# [INPUT]
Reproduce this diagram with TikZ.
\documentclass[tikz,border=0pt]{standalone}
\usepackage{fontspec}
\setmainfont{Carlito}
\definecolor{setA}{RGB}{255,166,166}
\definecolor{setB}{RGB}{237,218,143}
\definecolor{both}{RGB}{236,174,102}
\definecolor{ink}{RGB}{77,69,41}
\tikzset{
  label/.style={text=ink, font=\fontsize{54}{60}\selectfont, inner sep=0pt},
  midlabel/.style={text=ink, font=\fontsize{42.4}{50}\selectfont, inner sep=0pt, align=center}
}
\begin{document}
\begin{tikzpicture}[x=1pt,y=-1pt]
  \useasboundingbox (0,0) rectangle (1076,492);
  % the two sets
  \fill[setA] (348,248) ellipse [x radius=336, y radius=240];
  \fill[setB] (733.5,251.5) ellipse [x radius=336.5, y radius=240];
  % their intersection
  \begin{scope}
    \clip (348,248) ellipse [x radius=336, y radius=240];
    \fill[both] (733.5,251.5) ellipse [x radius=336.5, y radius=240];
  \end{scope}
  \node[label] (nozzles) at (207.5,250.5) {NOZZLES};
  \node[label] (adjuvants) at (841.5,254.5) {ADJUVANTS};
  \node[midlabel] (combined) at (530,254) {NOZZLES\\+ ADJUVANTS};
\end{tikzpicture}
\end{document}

...

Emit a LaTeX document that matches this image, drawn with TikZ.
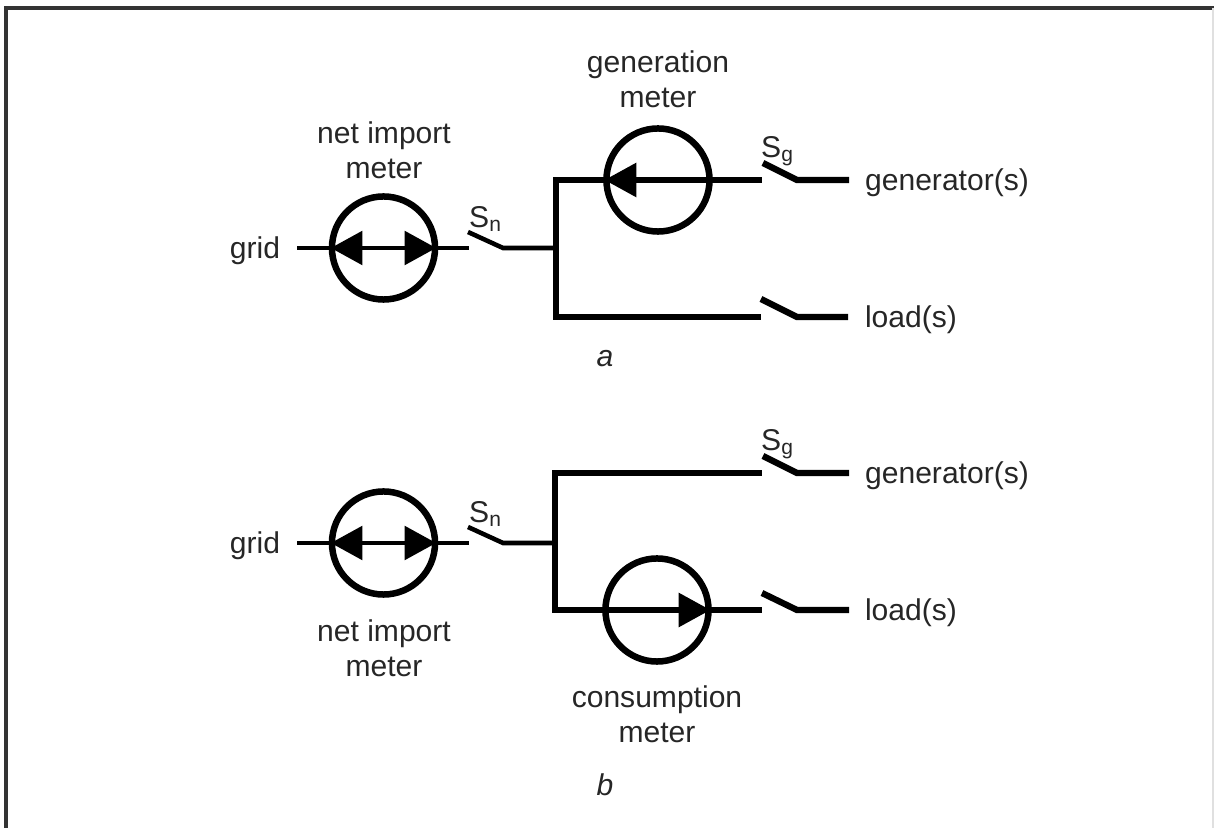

==

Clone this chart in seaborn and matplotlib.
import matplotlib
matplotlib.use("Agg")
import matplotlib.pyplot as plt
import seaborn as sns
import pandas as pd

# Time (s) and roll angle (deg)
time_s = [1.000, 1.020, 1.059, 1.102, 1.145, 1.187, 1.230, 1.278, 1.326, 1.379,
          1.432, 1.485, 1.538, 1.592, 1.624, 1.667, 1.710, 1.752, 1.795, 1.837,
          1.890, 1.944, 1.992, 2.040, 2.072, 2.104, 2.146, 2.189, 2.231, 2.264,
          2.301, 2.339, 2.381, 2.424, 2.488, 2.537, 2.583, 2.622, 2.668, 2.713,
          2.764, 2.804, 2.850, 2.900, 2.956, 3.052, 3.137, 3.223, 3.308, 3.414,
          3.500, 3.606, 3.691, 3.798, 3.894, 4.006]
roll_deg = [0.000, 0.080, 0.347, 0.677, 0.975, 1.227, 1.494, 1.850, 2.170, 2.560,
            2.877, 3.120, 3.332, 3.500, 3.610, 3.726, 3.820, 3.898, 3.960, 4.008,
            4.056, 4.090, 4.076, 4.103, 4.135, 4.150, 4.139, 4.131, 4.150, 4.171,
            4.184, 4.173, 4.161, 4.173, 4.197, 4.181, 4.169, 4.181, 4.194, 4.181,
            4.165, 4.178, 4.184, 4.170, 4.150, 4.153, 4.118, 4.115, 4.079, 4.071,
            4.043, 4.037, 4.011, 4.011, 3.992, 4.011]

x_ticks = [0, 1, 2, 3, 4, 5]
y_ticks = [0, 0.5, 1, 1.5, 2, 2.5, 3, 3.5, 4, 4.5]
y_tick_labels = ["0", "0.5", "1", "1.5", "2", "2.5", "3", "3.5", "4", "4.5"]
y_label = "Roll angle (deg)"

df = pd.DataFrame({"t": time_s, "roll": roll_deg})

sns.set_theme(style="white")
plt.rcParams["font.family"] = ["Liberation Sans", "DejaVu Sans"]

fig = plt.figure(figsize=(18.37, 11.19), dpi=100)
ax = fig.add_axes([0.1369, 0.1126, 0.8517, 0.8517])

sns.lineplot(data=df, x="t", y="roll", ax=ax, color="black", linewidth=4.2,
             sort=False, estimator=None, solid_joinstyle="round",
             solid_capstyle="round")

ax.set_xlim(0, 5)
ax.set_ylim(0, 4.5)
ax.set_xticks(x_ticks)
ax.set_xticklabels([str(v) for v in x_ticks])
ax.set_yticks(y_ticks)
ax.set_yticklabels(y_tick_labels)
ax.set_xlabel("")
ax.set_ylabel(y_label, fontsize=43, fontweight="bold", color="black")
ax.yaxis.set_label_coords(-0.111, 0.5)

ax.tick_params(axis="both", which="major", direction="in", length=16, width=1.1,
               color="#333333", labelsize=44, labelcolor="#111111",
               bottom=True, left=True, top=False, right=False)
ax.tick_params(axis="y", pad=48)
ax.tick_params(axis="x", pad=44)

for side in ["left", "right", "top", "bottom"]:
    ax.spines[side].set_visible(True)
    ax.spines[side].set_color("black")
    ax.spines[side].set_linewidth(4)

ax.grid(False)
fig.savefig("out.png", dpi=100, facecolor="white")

# [WHAT YOU ARE ASKED TO DO]
Only the lines from the one holding "Clone this chart in seaborn and matplotlib." through the one holding "import pandas as pd" are wanted; retype them exactly.

# [RESPONSE TO THE TASK]
Clone this chart in seaborn and matplotlib.
import matplotlib
matplotlib.use("Agg")
import matplotlib.pyplot as plt
import seaborn as sns
import pandas as pd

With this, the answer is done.